Reputation: 1695
I am trying to extract all capital movies from a list that I have scraped: I am trying to use regex to do so
wikis = ["http://www.boxofficemojo.com/daily/chart/"]
for wiki in wikis:
website = requests.get(wiki)
soup = BeautifulSoup(website.content, "lxml")
text = ''.join([element.text for element in soup.body.find_all(lambda tag: tag != 'script', recursive=False)])
new = re.sub(r'[^a-zA-Z \n]','',text)
caps = re.findall('([A-Z]+(?=\s[A-Z]+)(?:\s[A-Z]+)+)', new)
However, my output is appending an extra capital letter at the end of my movies
'BEASTS OF NO NATIONN'
'EVEREST U'
'THE MARTIANF'
Not sure why but I know it has something to do with my regex code:
caps = re.findall('([A-Z]+(?=\s[A-Z]+)(?:\s[A-Z]+)+)', new)
How can I fix this?
Upvotes: 0
Views: 1953
Reputation: 21
The problem is that soup.body.find_all(lambda tag: tag != 'script', recursive=False)
only returns 3 elements.
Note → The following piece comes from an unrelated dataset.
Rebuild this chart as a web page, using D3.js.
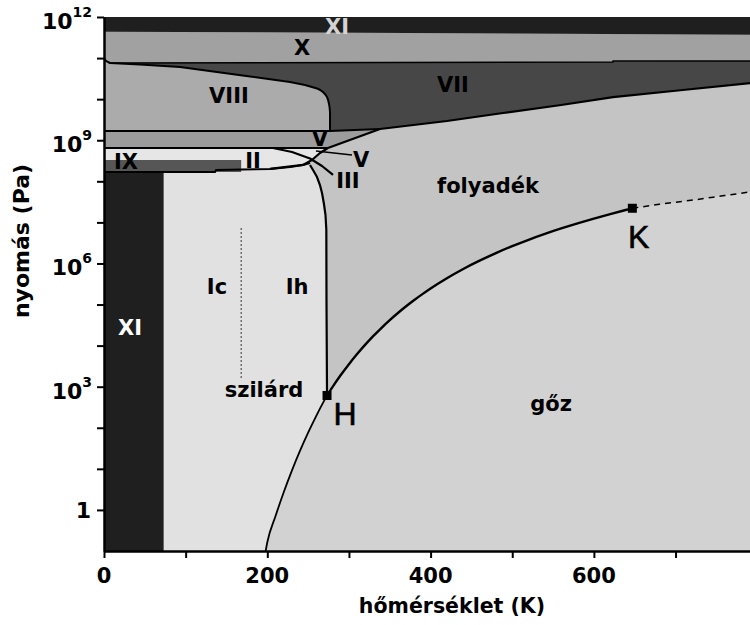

The third appears to be all of the text in the body with all tags stripped out. So your movie title is right up against your studio name, like this: THE MARTIANFox. So grabbing the caps from that would give you THE MARTIANF.
Also, just looking for caps you will miss things like MISSION: IMPOSSIBLE - ROGUE NATION because of the non-alpha characters.
How about this instead?
wikis = ["http://www.boxofficemojo.com/daily/chart/"]
for wiki in wikis:
website = requests.get(wiki)
caps = re.findall("<a href=\"/movies[^>]*>([^<a-z]*)</a>", website.content)
Each movie is inside an link that points to /movies, so that's an easy way to find them. <a href=\"movies[^>]*>
will match the opening anchor tag, ([^<a-z]*)
will match a string without lowercase characters inside the anchor tag (the movie title), and then </a>
to close it out.
Upvotes: 1
Reputation: 5515
Use this instead.
caps = re.findall('([A-Z]+(?:(?!\s?[A-Z][a-z])\s?[A-Z])+)', new)
to make sure that the the next word is not just a capitalized word. I can't check this so I dont know for sure if it will work.
EDIT:
I apologize, the last one made no sense once I actually thought about it. It has been changed to one that should work
Upvotes: 2